Avery Broussard was savoring her long-dormant optimism. It was the first anniversary of her husband’s death, and she was finally going to buy the dress boutique from her former mother-in-law. After a year of saving, the deal was nearly done. Avery was about to get her life back. But every deal in Samford, Louisiana, can change at the whim of a Broussard. After being unceremoniously ejected from the very boutique she planned to buy—the boutique she herself had rescued from ruin—she becomes a woman without a future . . . suddenly at war with her late husband’s family. When carpenter T. J. Aillet begins working for the Broussards doing manual labor, he overhears enough to know that Avery is being victimized. Soon enough, T. J. is lassoed into the squabble by his family connections, his good heart . . . and the undeniable attraction he feels toward Avery. But the Aillets are no strangers to Samford society—and T. J. knows what happens when you cross the Broussards. Could these two misfits ever make a start together? Or will the pressures of Samford society pull them apart before they even get a chance to try?

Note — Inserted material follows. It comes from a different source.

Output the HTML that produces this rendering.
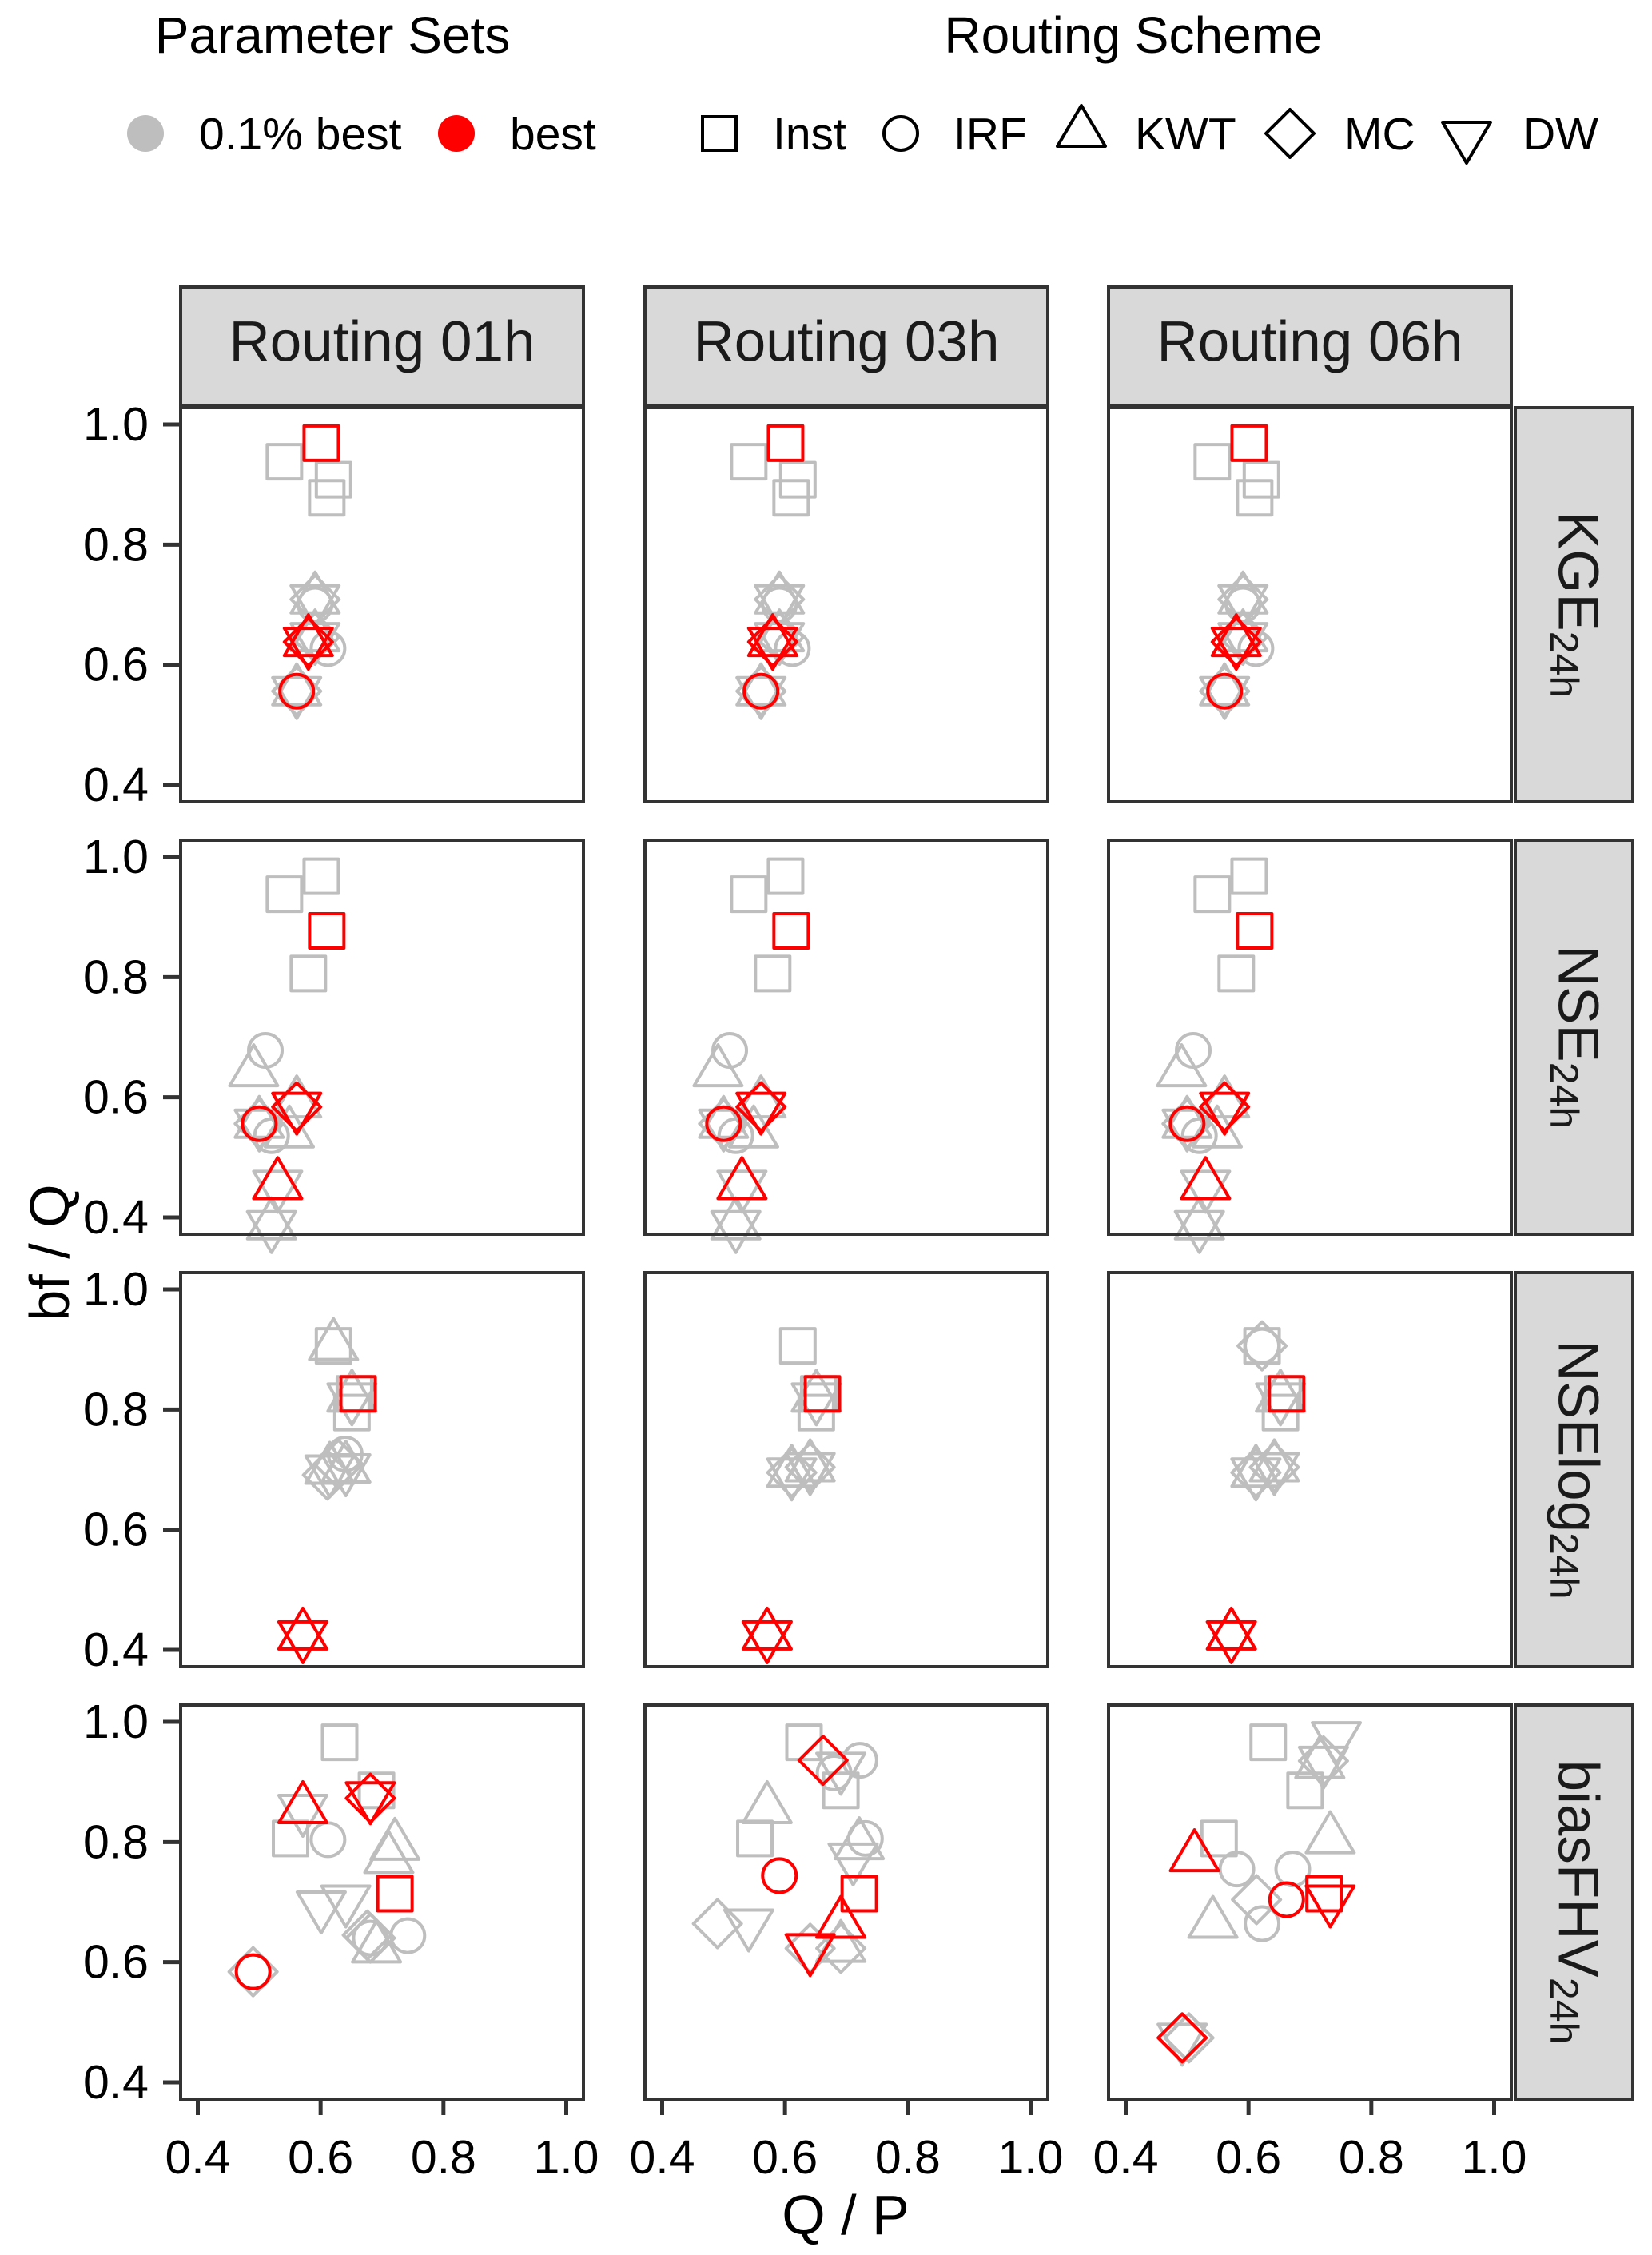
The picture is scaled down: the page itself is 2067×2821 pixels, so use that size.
<!DOCTYPE html>
<html><head><meta charset="utf-8"><style>
html,body{margin:0;padding:0;background:#fff;}
svg{display:block;font-family:"Liberation Sans",Arial,sans-serif;}
</style></head><body>
<svg id="chart" width="2067" height="2821" viewBox="0 0 2067 2821" xmlns="http://www.w3.org/2000/svg">
<g id="legend">
  <text x="416" y="66" font-size="64" text-anchor="middle" fill="#000">Parameter Sets</text>
  <text x="1418" y="66" font-size="64" text-anchor="middle" fill="#000">Routing Scheme</text>
  <g><circle cx="182" cy="167" r="23" fill="#bebebe"/><text x="249" y="187" font-size="57">0.1% best</text></g>
  <g><circle cx="571" cy="167" r="23" fill="#ff0000"/><text x="638" y="187" font-size="57">best</text></g>
  <g><rect x="879" y="146" width="42" height="42" fill="none" stroke="#000" stroke-width="4"/><text x="967" y="187" font-size="57">Inst</text></g>
  <g><circle cx="1127" cy="167" r="21" fill="none" stroke="#000" stroke-width="4"/><text x="1193" y="187" font-size="57">IRF</text></g>
  <g><polygon points="1353,132 1383,183 1323,183" fill="none" stroke="#000" stroke-width="4" stroke-linejoin="round"/><text x="1420" y="187" font-size="57">KWT</text></g>
  <g><polygon points="1614,137 1644,167 1614,197 1584,167" fill="none" stroke="#000" stroke-width="4" stroke-linejoin="round"/><text x="1682" y="187" font-size="57">MC</text></g>
  <g><polygon points="1805,153 1865,153 1835,204" fill="none" stroke="#000" stroke-width="4" stroke-linejoin="round"/><text x="1905" y="187" font-size="57">DW</text></g>
</g>
<text transform="rotate(-90,62,1567)" x="62" y="1567" font-size="70" text-anchor="middle" dominant-baseline="central">bf / Q</text>
<text x="1058" y="2795" font-size="70" text-anchor="middle">Q / P</text>
<g id="panels"></g>
</svg>
<script>
const routings = ["Routing 01h", "Routing 03h", "Routing 06h"];
const metrics = ["KGE", "NSE", "NSElog", "biasFHV"];
const xTicks = [0.4, 0.6, 0.8, 1.0];
const yTicks = [0.4, 0.6, 0.8, 1.0];
const tickLabels = ["0.4", "0.6", "0.8", "1.0"];
const domain = [0.372, 1.028];

// [shape, set, x (Q/P), y (bf/Q)]  S=Inst C=IRF T=KWT D=MC V=DW ; g=0.1% best, r=best
const KGE_01h = [["S","g",.541,.938],["S","g",.621,.908],["S","g",.610,.878],["T","g",.591,.709],["V","g",.591,.709],["D","g",.591,.709],["C","g",.591,.700],["T","g",.591,.646],["V","g",.591,.646],["D","g",.591,.646],["C","g",.612,.627],["T","g",.561,.556],["V","g",.561,.556],["D","g",.561,.556],["S","r",.601,.969],["T","r",.580,.638],["V","r",.580,.638],["D","r",.580,.638],["C","r",.561,.556]];
const KGE_03h = [["S","g",.541,.938],["S","g",.621,.908],["S","g",.610,.878],["T","g",.591,.709],["V","g",.591,.709],["D","g",.591,.709],["C","g",.591,.700],["T","g",.591,.646],["V","g",.591,.646],["D","g",.591,.646],["C","g",.612,.627],["T","g",.561,.556],["V","g",.561,.556],["D","g",.561,.556],["S","r",.601,.969],["T","r",.580,.638],["V","r",.580,.638],["D","r",.580,.638],["C","r",.561,.556]];
const KGE_06h = [["S","g",.541,.938],["S","g",.621,.908],["S","g",.610,.878],["T","g",.591,.709],["V","g",.591,.709],["D","g",.591,.709],["C","g",.591,.700],["T","g",.591,.646],["V","g",.591,.646],["D","g",.591,.646],["C","g",.612,.627],["T","g",.561,.556],["V","g",.561,.556],["D","g",.561,.556],["S","r",.601,.969],["T","r",.580,.638],["V","r",.580,.638],["D","r",.580,.638],["C","r",.561,.556]];
const NSE_01h = [["S","g",.541,.938],["S","g",.601,.968],["S","g",.580,.806],["C","g",.510,.678],["T","g",.491,.642],["T","g",.561,.590],["T","g",.500,.556],["V","g",.500,.556],["D","g",.500,.556],["C","g",.520,.536],["T","g",.549,.540],["T","g",.530,.454],["V","g",.530,.454],["T","g",.520,.387],["V","g",.520,.387],["S","r",.610,.877],["V","r",.561,.584],["D","r",.561,.584],["C","r",.500,.556],["T","r",.530,.454]];
const NSE_03h = [["S","g",.541,.938],["S","g",.601,.968],["S","g",.580,.806],["C","g",.510,.678],["T","g",.491,.642],["T","g",.561,.590],["T","g",.500,.556],["V","g",.500,.556],["D","g",.500,.556],["C","g",.520,.536],["T","g",.549,.540],["T","g",.530,.454],["V","g",.530,.454],["T","g",.520,.387],["V","g",.520,.387],["S","r",.610,.877],["V","r",.561,.584],["D","r",.561,.584],["C","r",.500,.556],["T","r",.530,.454]];
const NSE_06h = [["S","g",.541,.938],["S","g",.601,.968],["S","g",.580,.806],["C","g",.510,.678],["T","g",.491,.642],["T","g",.561,.590],["T","g",.500,.556],["V","g",.500,.556],["D","g",.500,.556],["C","g",.520,.536],["T","g",.549,.540],["T","g",.530,.454],["V","g",.530,.454],["T","g",.520,.387],["V","g",.520,.387],["S","r",.610,.877],["V","r",.561,.584],["D","r",.561,.584],["C","r",.500,.556],["T","r",.530,.454]];
const NSElog_01h = [["S","g",.621,.906],["T","g",.621,.906],["S","g",.651,.795],["S","g",.655,.826],["T","g",.651,.820],["V","g",.651,.820],["C","g",.640,.726],["D","g",.611,.691],["D","g",.629,.709],["T","g",.641,.702],["V","g",.641,.702],["T","g",.615,.700],["V","g",.615,.700],["T","g",.571,.424],["V","g",.571,.424],["S","r",.661,.826],["T","r",.571,.424],["V","r",.571,.424]];
const NSElog_03h = [["S","g",.621,.906],["S","g",.651,.795],["S","g",.655,.826],["T","g",.651,.820],["V","g",.651,.820],["D","g",.611,.695],["T","g",.611,.695],["V","g",.611,.695],["D","g",.641,.704],["T","g",.641,.704],["V","g",.641,.704],["T","g",.571,.424],["V","g",.571,.424],["S","r",.661,.826],["T","r",.571,.424],["V","r",.571,.424]];
const NSElog_06h = [["S","g",.622,.906],["D","g",.622,.906],["C","g",.622,.906],["S","g",.652,.795],["S","g",.656,.826],["T","g",.652,.820],["V","g",.652,.820],["D","g",.612,.695],["T","g",.612,.695],["V","g",.612,.695],["D","g",.642,.704],["T","g",.642,.704],["V","g",.642,.704],["T","g",.572,.424],["V","g",.572,.424],["S","r",.662,.826],["T","r",.572,.424],["V","r",.572,.424]];
const biasFHV_01h = [["S","g",.631,.966],["V","g",.571,.855],["S","g",.551,.806],["C","g",.612,.804],["S","g",.691,.886],["T","g",.721,.794],["T","g",.711,.772],["V","g",.601,.694],["V","g",.641,.704],["D","g",.681,.640],["D","g",.676,.645],["T","g",.691,.623],["C","g",.742,.644],["C","g",.681,.640],["D","g",.490,.584],["T","r",.571,.855],["D","r",.681,.873],["V","r",.681,.876],["S","r",.721,.714],["C","r",.490,.584]];
const biasFHV_03h = [["S","g",.631,.966],["C","g",.722,.936],["V","g",.691,.925],["C","g",.680,.915],["S","g",.691,.886],["T","g",.571,.855],["S","g",.551,.806],["C","g",.731,.806],["T","g",.721,.795],["V","g",.711,.774],["D","g",.490,.664],["V","g",.541,.664],["D","g",.641,.623],["D","g",.691,.623],["T","g",.691,.624],["D","r",.662,.936],["C","r",.591,.744],["S","r",.721,.714],["T","r",.691,.664],["V","r",.641,.623]];
const biasFHV_06h = [["S","g",.632,.966],["V","g",.743,.976],["D","g",.722,.935],["V","g",.722,.935],["T","g",.716,.930],["S","g",.692,.886],["T","g",.733,.805],["S","g",.552,.806],["C","g",.581,.755],["C","g",.672,.755],["D","g",.613,.704],["C","g",.622,.664],["T","g",.542,.664],["D","g",.503,.474],["V","g",.492,.474],["T","r",.512,.775],["C","r",.662,.704],["S","r",.723,.714],["V","r",.733,.704],["D","r",.492,.474]];

const panelData = [[KGE_01h,KGE_03h,KGE_06h],[NSE_01h,NSE_03h,NSE_06h],[NSElog_01h,NSElog_03h,NSElog_06h],[biasFHV_01h,biasFHV_03h,biasFHV_06h]];

const NS = "http://www.w3.org/2000/svg";
const colLeft = [226, 807, 1387];
const rowTop = [510, 1051, 1592, 2133];
const PW = 504, PH = 493;
const root = document.getElementById('panels');
function mk(tag, attrs, parent) {
  const e = document.createElementNS(NS, tag);
  for (const k in attrs) e.setAttribute(k, attrs[k]);
  parent.appendChild(e);
  return e;
}
function xScale(c, v) { return colLeft[c] + (v - domain[0]) / (domain[1] - domain[0]) * PW; }
function yScale(r, v) { return rowTop[r] + (domain[1] - v) / (domain[1] - domain[0]) * PH; }
const shapeNames = {S:"inst",C:"irf",T:"kwt",D:"mc",V:"dw"};
function marker(g, s, set, x, y) {
  const col = set === "r" ? "#ff0000" : "#bebebe";
  const st = {fill:"none", stroke:col, "stroke-width":4, "stroke-linejoin":"round"};
  let e;
  if (s === "S") e = mk('rect', Object.assign({x:x-21.5, y:y-21.5, width:43, height:43}, st), g);
  else if (s === "C") e = mk('circle', Object.assign({cx:x, cy:y, r:21}, st), g);
  else if (s === "T") e = mk('polygon', Object.assign({points:`${x},${y-34} ${x+30},${y+17} ${x-30},${y+17}`}, st), g);
  else if (s === "V") e = mk('polygon', Object.assign({points:`${x-30},${y-17} ${x+30},${y-17} ${x},${y+34}`}, st), g);
  else e = mk('polygon', Object.assign({points:`${x},${y-30} ${x+30},${y} ${x},${y+30} ${x-30},${y}`}, st), g);
  
  
}
for (let c = 0; c < 3; c++) {
  const g = mk('g', {}, root);
  
  
  mk('rect', {x:colLeft[c], y:359, width:PW, height:148, fill:"#d9d9d9", stroke:"#333", "stroke-width":4}, g);
  const t = mk('text', {x:colLeft[c] + PW/2, y:428, "font-size":71, "text-anchor":"middle", "dominant-baseline":"central", fill:"#1a1a1a"}, g);
  t.textContent = routings[c];
}
for (let r = 0; r < 4; r++) {
  const gs = mk('g', {}, root);
  
  
  mk('rect', {x:1896, y:rowTop[r], width:147, height:PH, fill:"#d9d9d9", stroke:"#333", "stroke-width":4}, gs);
  const cx = 1974, cy = rowTop[r] + PH/2;
  const t = mk('text', {x:cx, y:cy, "font-size":71, "text-anchor":"middle", "dominant-baseline":"central", fill:"#1a1a1a", transform:`rotate(90,${cx},${cy})`}, gs);
  t.appendChild(document.createTextNode(metrics[r]));
  const sub = mk('tspan', {"font-size":50, dy:17}, t);
  sub.textContent = "24h";
  const gy = mk('g', {}, root);
  
  
  yTicks.forEach((v, i) => {
    const y = yScale(r, v);
    mk('line', {x1:204, x2:226, y1:y, y2:y, stroke:"#333", "stroke-width":5}, gy);
    const tl = mk('text', {x:186, y:y, "font-size":59, "text-anchor":"end", "dominant-baseline":"central", fill:"#000"}, gy);
    tl.textContent = tickLabels[i];
  });
  for (let c = 0; c < 3; c++) {
    const g = mk('g', {}, root);
    
    
    mk('rect', {x:colLeft[c], y:rowTop[r], width:PW, height:PH, fill:"#fff"}, g);
    const pts = panelData[r][c];
    ["g", "r"].forEach(set => {
      pts.filter(p => p[1] === set).forEach(p => marker(g, p[0], p[1], xScale(c, p[2]), yScale(r, p[3])));
    });
    mk('rect', {x:colLeft[c], y:rowTop[r], width:PW, height:PH, fill:"none", stroke:"#333", "stroke-width":4}, g);
  }
}
for (let c = 0; c < 3; c++) {
  const gx = mk('g', {}, root);
  
  
  const by = rowTop[3] + PH;
  xTicks.forEach((v, i) => {
    const x = xScale(c, v);
    mk('line', {x1:x, x2:x, y1:by, y2:by + 20, stroke:"#333", "stroke-width":5}, gx);
    const tl = mk('text', {x:x, y:2719, "font-size":59, "text-anchor":"middle", fill:"#000"}, gx);
    tl.textContent = tickLabels[i];
  });
}
</script>
</body></html>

Sissy: I liked this novel from the start but I really liked it about a third of the way through when I figured out all the dynamics and the back story. This is a case where it would have been beneficial to read book one in the series (Sweet Olive), but not mandatory. I connected with the character of Avery right off the bat and immediately despised her in-laws, especially Evangeline, aka Satan’s mistress.
Bubby: That’s an apt description of Evangeline. I have a hard time imagining hating my son’s wife, especially when she’s done nothing wrong, as badly as Evangeline hates Avery. I can only surmise that Evangeline’s own personal life is so horrible that she’s just turned into a bitter shrew.
Sissy: I think there are actually people who feel superior to others because of money and status and cannot bring themselves to accept it when their child marries “beneath them.” Everything to them is about improving their social status and being connected to the “right” people. I want to scream and try to get them to see things differently and when that doesn’t work spit in their general direction. Fortunately for Avery she has something inside of her that won’t give up and wants to fight, and she never loses sight of her own intelligence and ability. Also she is led to some people who truly help her and fill a hole in her tender heart. Enter T.J. and Kathleen.
Bubby: One of my favorite aspects of Magnolia Market is the character development. It is done so well by author Judy Christie. Avery finds strength within herself and becomes an independent business woman and her sidekick Kathleen opens and softens her heart. And T.J….he’s yummy! I will admit that during the first few chapters of the story I was so frustrated with Avery’s situation that I almost couldn’t breathe. I had to put the book down and walk away. Thankfully everything works out well in the end, and even though Avery could have been vindictive, she chose the more noble path. Not sure I’m that good of a person.
Sissy: Me neither. The emotions aroused in me by the familia nastia were much more violent (no stabbing, but possibly poking with sharp pins) than noble. There are so many interesting people to meet within the pages of Magnolia Market. How you get to know Bill, Martha, and Kathleen is quite entertaining. The characters are flawed and endearing–they don’t always do the best thing but manage to redeem themselves all the same. Except for most of the Broussards. They can go and die in a hole. Avery’s brother-in-law Ross is one I’m confused about. Hopefully in another book we’ll find out what’s truly going on inside him. I was so engaged in this book–it was one of those where I didn’t want it to end and then wanted to know the completion of everyone’s life story. One can only hope that book three of the Trumpet and Vine series will appear soon!
Bubby: Stupid Broussards! I really must go back and read Sweet Olive, as well as the Green series and the Wreath Willis series. Magnolia Market ended with a kiss and the phrase “God’s compassions never fail.” Perfect!